Bahrun Naim (6 September 1983 – June 8, 2018), was an Indonesian Islamist, terrorist, and Islamic State (IS) leader. He was the alleged mastermind of the 2016 Jakarta attacks.

==Names==
Muhammad Bahrun Naim Anggih Tamtomo, was known as Bahrun Naim, and also simply as Na'im, Abu Rayyan or Abu Aishah.

==Background==
Naim was born in Pekalongan on September 6, 1983 and grew up in Pasar Kliwon. He was admitted in 2002 and graduated with an Associate degree in Information Technology. After that he worked at an Internet café as a computer technician.

==Terrorism==
Naim has often been associated with Mujahidin Indonesia Timur (MIT) leader Abu Wardah, who has pledged allegiance to IS. He has been known to the authorities since at least 2010 during terrorism investigations in Bekasi. At that time the Anti-terror Detachment 88 arrested a Uyghur foreigner by the name of Alli. The squad searched Alli's residence in the Green Boulevard residential area at Taman Harapan Indah, Bekasi, at around 16:30 pm, December 23, 2010, but they did not find Alli's passport, instead they found a vest-mounted suicide bomb and 533 pieces of 7.62 cm rifle bullets and 31 pieces of 9 mm bullets . He is thought to be behind the funding of foreign nationals as well as pouring some funds to Indonesia to assemble bombs.

He was sentenced to two and half years in prison by the State Court of Surakarta with verdict of violating the Emergency Law No. 12 of 1951 on the possession of firearms and explosives. From around October to November 2015, a Facebook account, named "Muhammad Bahrunnaim Anggih Tamtomo" actively distributed tutorials on making bombs and homemade firearms. The page address was once linked to another radical's website, which listed more comprehensive bomb-making.

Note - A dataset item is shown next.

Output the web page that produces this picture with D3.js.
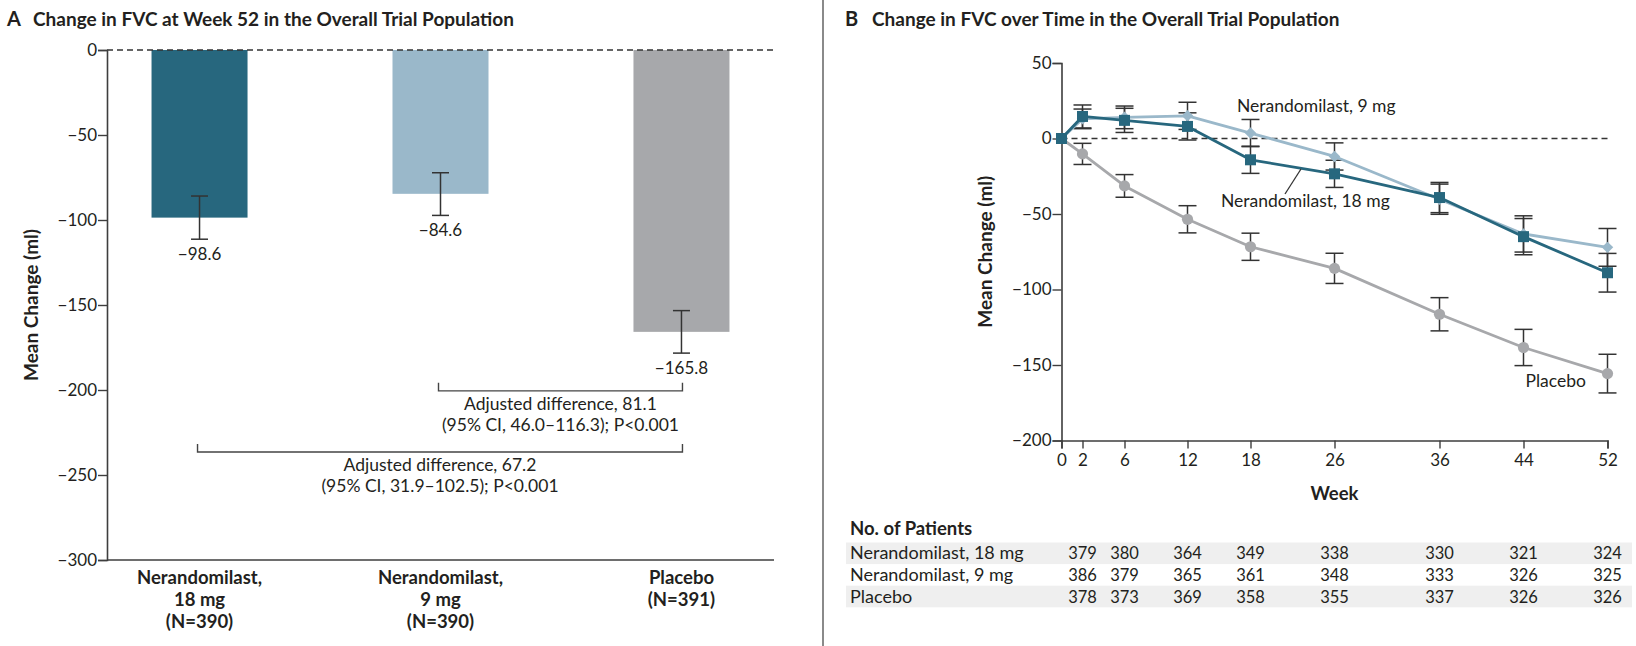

Bahrun Naim went to Syria to join the Islamic State of Iraq and the Levant (ISIS) in 2014 and was thought to be still in Syria. Initially, he joined an ISIS support group in Solo. In Syria, Bahrun created a blog, bahrunnaim.co, and started to write and interact with his supporters through online media. In one of his posts, Bahrun told of his struggle to Syria. He took his wife and two children. At that time, his young wife became pregnant.

==Death==
Bahrun Naim was killed in a U.S. airstrike on June 8, 2018 as he was riding a motorcycle in Ash Shafa, Syria, about two years after counter-terror forces began tracking him. According to Indonesian authorities, Naim's death was a major blow to the Islamic State in Southeast Asia, which prospered in recruiting jihadists both in Malaysia and from the region.